Cinéma muet Québec est un site tout nouveau, à l'attention des jeunes et moins jeunes publics. On peut y voir des films muets, du début du siècle aux années 30, mais aussi y trouver quantité d'information sur les débuts du cinéma au Québec. Où voyait-on des films? Qui les diffusait? Qui les tournait? Le site est né de la collaboration entre le Groupe de recherche sur l'avènement des institutions cinématographique et scénique (GRAFICS) de l'Université de Montréal, la Cinémathèque québécoise et la Bibliothèque nationale du Québec. Il a été créé dans le cadre du programme Culture canadienne en ligne du ministère du Patrimoine canadien. On retrouve vidéos, documents d'archives et repères historiques au www.cinemamuetquebec.ca.

Q Comment est né le projet de site sur le cinéma muet?

R Le projet est né dans le cadre d'un projet de recherche de l'Université de Montréal, le GRAFICS, qui travaille depuis une quinzaine d'années à comprendre ce qui se passait au Québec au temps du muet. Ils sont d'abord passés au travers de la presse corporatiste, et de beaucoup de choses. Nous, on a fourni de l'information au GRAFICS, un groupe dont je suis membre. Il y a eu un arrimage normal entre la Cinémathèque et le groupe de recherche.

Q Dans le site, il y a une mise en contexte importante. C'est quelque chose qui aide à mieux comprendre les films?

R Il faut se rappeler que très peu de films de cette époque subsistent. C'est vraiment sur le cinéma au Québec au temps du muet, et si on mentionne sur le site des entrées comme celle sur le cinéma et les autochtones, cela ne sert qu'à bien faire comprendre ce qu'était l'expérience cinématographique entre 1900 et 1930.

Q Le site décrit par exemple les salles de projection de l'époque, richement décorées, à l'image de l'Impérial

R La salle de cinéma était un lieu exceptionnel de divertissement.

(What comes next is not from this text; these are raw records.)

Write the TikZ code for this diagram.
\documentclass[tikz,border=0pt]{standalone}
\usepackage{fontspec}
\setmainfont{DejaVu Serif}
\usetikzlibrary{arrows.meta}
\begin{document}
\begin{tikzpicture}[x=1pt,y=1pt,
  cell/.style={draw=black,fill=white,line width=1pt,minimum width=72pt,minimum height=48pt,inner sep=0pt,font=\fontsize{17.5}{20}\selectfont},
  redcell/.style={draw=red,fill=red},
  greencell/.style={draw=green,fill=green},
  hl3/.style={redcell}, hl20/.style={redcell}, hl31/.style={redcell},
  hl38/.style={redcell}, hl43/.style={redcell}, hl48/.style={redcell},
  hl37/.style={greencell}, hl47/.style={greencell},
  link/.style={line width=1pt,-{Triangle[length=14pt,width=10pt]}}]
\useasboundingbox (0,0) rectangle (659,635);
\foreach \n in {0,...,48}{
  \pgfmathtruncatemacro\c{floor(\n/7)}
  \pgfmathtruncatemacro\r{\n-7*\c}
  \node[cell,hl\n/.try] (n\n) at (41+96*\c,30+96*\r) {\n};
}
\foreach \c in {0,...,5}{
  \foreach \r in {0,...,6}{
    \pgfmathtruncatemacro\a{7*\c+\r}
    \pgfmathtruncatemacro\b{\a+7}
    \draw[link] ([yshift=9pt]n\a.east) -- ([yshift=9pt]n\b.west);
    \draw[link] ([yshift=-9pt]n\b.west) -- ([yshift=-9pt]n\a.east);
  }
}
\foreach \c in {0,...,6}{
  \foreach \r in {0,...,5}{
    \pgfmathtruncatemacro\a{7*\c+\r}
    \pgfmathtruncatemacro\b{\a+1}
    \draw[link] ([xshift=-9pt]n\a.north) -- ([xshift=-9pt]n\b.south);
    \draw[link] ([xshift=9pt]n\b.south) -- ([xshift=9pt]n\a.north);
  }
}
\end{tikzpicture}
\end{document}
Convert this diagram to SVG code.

Quand le cinéma a voulu s'anoblir, il est allé chercher des façons de décorer et de construire qui étaient auparavant dans les salles de théâtre, les salles d'opéra, alors que les salles de spectacles populaires où se faisaient le burlesque, les variétés, étaient moins décorées. La beauté des salles était une incarnation concrète de l'anoblissement du cinéma.

Q Le regard du monde politique est aussi présent, non?

R On parle de ceux qui ont voulu s'opposer au cinéma: l'Église, qui voyait le cinéma sous l'angle d'un loisir qui empêchait de sanctifier le dimanche. C'était la seule journée de loisirs des gens! Mais encore, le cinéma transmettait des valeurs perçues comme périlleuses par des groupes, pour la représentation de l'amour, par exemple. Il y a eu un combat des hommes religieux et politiques pour bloquer le cinéma. En 1927, l'incendie du Laurier Palace a donné des munitions à ceux qui voulaient interdire l'accès au cinéma. Cet incendie a été un événement clé, ça a bloqué l'expansion du cinéma pendant plusieurs années.

Q Comment avez-vous choisi les films qui allaient figurer sur le site internet?

R La très grande majorité des films tournés au Québec a disparu. La première condition était donc d'avoir ceux qui subsistent. Ensuite, on a regardé la qualité. On a dressé une liste des films, du tout premier (Danse indienne, des frères Lumière, en 1898) à ceux des années 20. Si le site se développe, on ajoutera d'autres films sans problème.